──────── AVAILABLE DATA
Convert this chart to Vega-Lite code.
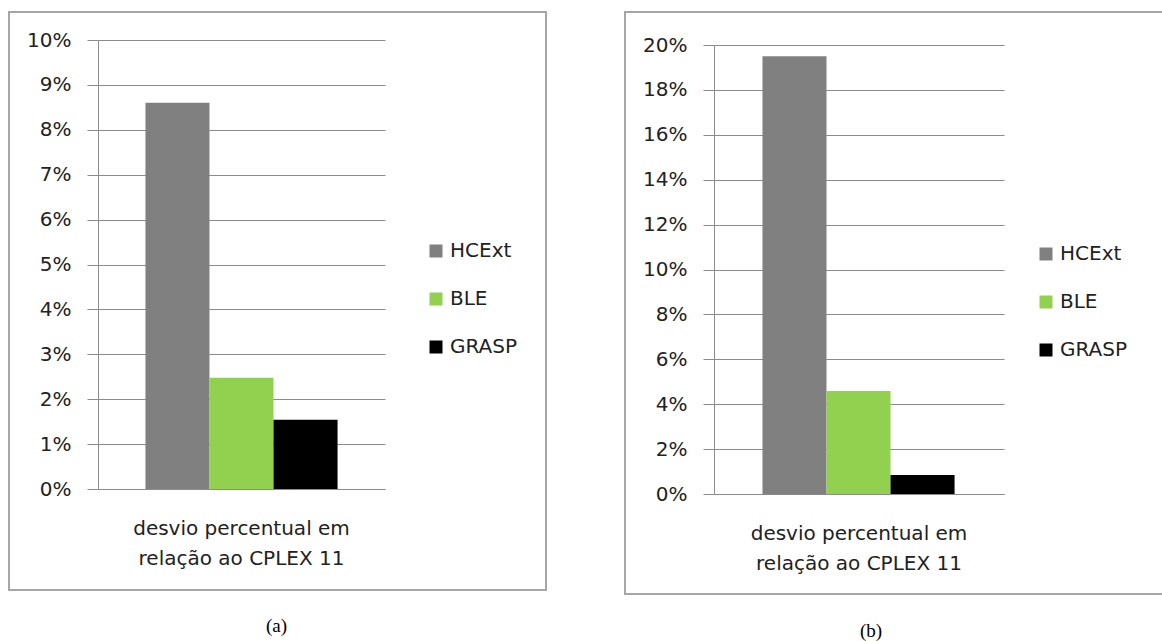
────────────────
──────── AVAILABLE DATA
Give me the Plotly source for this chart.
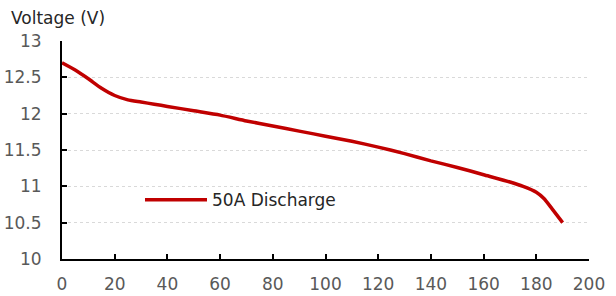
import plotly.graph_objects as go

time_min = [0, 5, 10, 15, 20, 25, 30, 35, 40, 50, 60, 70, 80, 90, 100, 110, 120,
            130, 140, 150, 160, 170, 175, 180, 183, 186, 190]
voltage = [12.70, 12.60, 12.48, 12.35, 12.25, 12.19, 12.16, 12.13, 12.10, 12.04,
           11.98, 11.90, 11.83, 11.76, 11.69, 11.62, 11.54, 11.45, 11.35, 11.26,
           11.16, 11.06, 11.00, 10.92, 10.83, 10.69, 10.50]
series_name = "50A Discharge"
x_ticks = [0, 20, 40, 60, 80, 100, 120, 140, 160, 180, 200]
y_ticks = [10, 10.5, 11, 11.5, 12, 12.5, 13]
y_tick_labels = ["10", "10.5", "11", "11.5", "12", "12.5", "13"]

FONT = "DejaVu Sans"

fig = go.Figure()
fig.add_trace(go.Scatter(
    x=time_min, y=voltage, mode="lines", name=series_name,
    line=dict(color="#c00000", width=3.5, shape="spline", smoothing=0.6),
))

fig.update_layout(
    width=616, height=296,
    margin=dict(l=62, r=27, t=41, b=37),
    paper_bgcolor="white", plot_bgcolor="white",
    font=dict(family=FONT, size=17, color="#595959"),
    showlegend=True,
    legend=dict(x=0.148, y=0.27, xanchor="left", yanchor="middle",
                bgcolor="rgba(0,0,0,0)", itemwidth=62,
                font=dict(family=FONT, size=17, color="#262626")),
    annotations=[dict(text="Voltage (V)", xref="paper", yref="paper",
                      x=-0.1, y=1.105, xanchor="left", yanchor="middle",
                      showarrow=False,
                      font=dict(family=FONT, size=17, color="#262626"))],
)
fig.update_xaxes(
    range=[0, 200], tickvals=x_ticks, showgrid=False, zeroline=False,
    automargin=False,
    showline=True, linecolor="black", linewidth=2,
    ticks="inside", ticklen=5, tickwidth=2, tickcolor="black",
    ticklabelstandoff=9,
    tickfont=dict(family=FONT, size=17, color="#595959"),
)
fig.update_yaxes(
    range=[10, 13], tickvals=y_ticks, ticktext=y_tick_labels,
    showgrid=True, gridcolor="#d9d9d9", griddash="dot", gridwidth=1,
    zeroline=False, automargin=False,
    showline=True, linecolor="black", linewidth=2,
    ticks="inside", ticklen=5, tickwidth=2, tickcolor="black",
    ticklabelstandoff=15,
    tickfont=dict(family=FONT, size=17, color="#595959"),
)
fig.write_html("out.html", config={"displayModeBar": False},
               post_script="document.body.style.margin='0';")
────────────────
INSTRUCTION
Extract all lines that hold the word "chart".

THE REPLY
Convert this chart to Vega-Lite code.
Give me the Plotly source for this chart.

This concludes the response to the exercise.